Project by Emirhan Akin
09.10-16.11.2023
“Cleaners are invisible (also in valuative terms) and the final product of their work needs to be invisible, too. After a cleaning day, I share my invisibility with the waste of the creative minds, either in trash bins or in toilets. “The distasteful needs to be removed behind the scenes of social life,” writes Norbert Elias in The Civilizing Process. As once-called uncivilised, I would like to start to unfold the obscure structural dynamics within the European context to gain deeper understanding of the societal, economic, and political interactions behind the scene of this (my) immigrant work.”

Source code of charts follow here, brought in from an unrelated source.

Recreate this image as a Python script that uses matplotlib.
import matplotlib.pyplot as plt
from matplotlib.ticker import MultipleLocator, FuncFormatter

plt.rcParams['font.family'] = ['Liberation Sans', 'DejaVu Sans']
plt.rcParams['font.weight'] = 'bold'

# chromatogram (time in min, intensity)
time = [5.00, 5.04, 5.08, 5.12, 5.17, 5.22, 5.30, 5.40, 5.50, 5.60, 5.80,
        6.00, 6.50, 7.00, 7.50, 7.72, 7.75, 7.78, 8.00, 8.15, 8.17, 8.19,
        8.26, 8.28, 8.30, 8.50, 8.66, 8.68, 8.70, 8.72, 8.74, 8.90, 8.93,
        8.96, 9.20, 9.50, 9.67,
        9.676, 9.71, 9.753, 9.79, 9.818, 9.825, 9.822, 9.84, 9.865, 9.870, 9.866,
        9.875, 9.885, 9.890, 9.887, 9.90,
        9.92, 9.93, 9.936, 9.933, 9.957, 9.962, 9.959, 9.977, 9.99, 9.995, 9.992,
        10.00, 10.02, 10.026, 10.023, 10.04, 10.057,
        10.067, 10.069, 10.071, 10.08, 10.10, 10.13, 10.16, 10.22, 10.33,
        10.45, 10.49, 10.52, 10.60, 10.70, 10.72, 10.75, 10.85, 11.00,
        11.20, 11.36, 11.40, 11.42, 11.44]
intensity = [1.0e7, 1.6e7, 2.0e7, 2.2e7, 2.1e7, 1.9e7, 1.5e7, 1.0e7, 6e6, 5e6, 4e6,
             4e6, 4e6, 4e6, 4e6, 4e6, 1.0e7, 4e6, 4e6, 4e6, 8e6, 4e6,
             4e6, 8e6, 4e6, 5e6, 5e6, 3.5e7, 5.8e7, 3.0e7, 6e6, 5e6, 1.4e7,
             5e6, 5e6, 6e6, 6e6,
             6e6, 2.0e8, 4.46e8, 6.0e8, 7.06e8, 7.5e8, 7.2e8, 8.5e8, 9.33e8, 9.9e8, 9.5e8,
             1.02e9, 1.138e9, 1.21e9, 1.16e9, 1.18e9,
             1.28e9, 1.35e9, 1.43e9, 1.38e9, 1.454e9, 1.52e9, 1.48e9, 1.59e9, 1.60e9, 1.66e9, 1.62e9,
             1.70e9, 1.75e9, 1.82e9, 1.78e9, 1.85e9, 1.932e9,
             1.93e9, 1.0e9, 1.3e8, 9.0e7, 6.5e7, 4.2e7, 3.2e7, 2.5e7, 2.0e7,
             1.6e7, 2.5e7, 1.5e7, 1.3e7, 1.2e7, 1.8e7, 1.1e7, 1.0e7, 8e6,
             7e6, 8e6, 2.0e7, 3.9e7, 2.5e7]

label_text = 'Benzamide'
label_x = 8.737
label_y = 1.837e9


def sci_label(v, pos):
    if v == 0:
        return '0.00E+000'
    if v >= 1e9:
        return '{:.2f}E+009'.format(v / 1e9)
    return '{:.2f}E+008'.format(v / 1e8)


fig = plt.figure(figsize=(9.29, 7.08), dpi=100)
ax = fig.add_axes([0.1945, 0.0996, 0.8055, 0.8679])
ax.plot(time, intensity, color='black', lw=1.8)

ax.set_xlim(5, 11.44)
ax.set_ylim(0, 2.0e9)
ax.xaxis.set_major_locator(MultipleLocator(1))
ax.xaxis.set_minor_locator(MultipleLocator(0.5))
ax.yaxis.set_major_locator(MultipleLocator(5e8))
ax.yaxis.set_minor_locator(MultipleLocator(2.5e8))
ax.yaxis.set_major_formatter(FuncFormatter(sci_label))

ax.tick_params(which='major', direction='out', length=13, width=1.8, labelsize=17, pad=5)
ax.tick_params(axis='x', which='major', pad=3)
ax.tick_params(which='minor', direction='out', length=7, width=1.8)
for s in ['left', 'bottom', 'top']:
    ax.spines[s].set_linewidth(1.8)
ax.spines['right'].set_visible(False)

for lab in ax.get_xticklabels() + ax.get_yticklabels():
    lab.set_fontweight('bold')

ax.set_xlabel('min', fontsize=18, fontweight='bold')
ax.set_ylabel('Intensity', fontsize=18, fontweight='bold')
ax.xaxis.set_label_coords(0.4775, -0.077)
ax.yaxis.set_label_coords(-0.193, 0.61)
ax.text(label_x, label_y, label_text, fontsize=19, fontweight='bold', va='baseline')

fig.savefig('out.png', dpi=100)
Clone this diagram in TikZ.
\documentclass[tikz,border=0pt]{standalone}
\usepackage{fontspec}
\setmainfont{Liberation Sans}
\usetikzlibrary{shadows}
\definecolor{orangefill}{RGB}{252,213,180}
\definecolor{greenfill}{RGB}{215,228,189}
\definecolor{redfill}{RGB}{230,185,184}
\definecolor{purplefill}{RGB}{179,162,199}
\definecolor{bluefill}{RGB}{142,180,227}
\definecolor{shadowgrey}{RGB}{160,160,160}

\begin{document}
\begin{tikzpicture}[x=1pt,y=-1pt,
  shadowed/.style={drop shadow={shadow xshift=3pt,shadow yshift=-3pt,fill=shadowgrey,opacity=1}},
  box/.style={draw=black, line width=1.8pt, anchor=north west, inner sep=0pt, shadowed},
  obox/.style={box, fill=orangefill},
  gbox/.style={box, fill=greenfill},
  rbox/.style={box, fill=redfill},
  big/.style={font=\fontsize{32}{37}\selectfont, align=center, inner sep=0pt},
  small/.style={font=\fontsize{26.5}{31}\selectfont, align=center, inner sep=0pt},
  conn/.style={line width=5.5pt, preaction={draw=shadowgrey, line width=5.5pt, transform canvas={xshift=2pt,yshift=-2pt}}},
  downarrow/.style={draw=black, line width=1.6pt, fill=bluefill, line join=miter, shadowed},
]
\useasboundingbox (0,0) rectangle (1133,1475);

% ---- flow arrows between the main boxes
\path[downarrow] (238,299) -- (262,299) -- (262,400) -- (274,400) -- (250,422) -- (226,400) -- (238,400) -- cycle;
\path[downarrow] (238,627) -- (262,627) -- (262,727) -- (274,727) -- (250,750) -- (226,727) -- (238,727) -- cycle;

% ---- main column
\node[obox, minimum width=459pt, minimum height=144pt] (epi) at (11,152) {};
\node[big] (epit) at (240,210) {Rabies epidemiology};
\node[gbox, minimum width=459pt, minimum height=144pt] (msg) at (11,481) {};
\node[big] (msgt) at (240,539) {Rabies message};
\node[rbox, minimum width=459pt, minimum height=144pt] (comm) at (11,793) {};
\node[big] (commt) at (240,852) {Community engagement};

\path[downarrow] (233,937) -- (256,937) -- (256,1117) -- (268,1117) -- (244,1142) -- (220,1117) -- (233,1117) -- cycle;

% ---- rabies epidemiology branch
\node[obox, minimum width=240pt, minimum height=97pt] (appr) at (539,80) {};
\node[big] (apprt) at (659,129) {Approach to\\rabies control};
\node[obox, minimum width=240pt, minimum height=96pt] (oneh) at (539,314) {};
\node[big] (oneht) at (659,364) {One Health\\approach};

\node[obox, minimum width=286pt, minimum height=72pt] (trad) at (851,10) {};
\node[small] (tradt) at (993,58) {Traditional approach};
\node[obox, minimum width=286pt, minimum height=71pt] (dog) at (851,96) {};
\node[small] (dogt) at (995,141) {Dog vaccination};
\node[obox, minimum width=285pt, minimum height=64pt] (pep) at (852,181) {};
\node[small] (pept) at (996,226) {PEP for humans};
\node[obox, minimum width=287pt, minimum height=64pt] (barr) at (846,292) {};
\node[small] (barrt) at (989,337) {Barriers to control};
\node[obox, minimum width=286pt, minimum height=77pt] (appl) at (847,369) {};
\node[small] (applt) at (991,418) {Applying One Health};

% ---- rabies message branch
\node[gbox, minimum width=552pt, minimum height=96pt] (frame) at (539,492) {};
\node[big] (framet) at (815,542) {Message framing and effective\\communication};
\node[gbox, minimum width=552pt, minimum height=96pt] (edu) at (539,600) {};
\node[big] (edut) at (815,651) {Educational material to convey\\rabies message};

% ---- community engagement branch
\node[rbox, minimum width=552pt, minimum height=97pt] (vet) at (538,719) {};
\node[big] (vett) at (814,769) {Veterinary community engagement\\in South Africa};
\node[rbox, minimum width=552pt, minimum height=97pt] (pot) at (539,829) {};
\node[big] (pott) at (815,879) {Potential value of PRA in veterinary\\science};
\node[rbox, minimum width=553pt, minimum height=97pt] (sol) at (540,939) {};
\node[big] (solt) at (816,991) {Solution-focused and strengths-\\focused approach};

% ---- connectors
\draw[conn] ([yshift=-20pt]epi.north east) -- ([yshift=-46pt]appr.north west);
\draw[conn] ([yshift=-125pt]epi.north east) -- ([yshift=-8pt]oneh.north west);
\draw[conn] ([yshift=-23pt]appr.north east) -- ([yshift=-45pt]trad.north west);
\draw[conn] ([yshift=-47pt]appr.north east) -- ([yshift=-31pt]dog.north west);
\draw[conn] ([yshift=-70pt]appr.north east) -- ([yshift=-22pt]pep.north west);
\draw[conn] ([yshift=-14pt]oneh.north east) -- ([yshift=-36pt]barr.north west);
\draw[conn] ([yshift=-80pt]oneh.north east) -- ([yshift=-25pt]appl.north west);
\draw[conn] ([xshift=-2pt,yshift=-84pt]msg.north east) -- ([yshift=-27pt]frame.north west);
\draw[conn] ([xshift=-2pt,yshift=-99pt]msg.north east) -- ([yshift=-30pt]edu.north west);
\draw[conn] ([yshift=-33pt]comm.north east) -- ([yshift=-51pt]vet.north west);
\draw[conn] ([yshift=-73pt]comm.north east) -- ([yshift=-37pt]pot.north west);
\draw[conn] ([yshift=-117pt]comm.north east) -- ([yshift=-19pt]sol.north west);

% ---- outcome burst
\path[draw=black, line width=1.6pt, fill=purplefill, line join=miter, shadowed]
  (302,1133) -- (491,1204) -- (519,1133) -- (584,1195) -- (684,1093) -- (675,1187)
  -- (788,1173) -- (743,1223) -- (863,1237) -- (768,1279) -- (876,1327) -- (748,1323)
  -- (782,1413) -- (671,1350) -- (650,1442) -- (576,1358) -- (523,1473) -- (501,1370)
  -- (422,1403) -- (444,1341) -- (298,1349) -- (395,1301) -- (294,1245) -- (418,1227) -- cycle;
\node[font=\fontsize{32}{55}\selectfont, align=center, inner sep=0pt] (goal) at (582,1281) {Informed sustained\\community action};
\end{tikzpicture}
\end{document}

By rethinking the notions of working, exhaustion, and the slash between the precariat/artist, Emirhan aims to unearth the embodied knowledge he has stored from the cleaning job he has been working for to sustain his art practice, to draw parallels between the durational performance pieces (eventually performance art) and the word cleaning (and it’s political, historical and societal connotations). To dissect this immigrant work (and it’s economy of exhaustion which is accumulated in the muscle memory) he plans to focus on the invisibility (of both the cleaner and the end product) as in material and medium (he plans to use). Therefore, (not fixed/could potentially change) he is interested in working with sound whether it’s field recording of the non-spaces (areas that are overlooked, neglected, transitional in nature or might not be designed for human interaction) or a transcription of a conversation during an encounter (with human and non-human).
By researching the architectural approach to the non-spaces of the city (and the residency-space) he aims to intervene those undefined-areas with these sonic experiments.
Anthropologist Mary Douglas’ argued in her book Purity and Danger (published in 1960), dirt as a ‘matter out of place’ came to be seen as repellent not because of its inherent foulness but because its existence could not be reconciled with the patterns and assumptions undergirding the existing social order. As artist delves into his research on ‘cleaning’ he considers these perpetual ouroboros of immigration patterns inevitable to go unseen. To be able to access the archival knowledge of the past (and present) immigration policies, he plans to visit any possible institutions (with archive) within the town of Hollabrunn.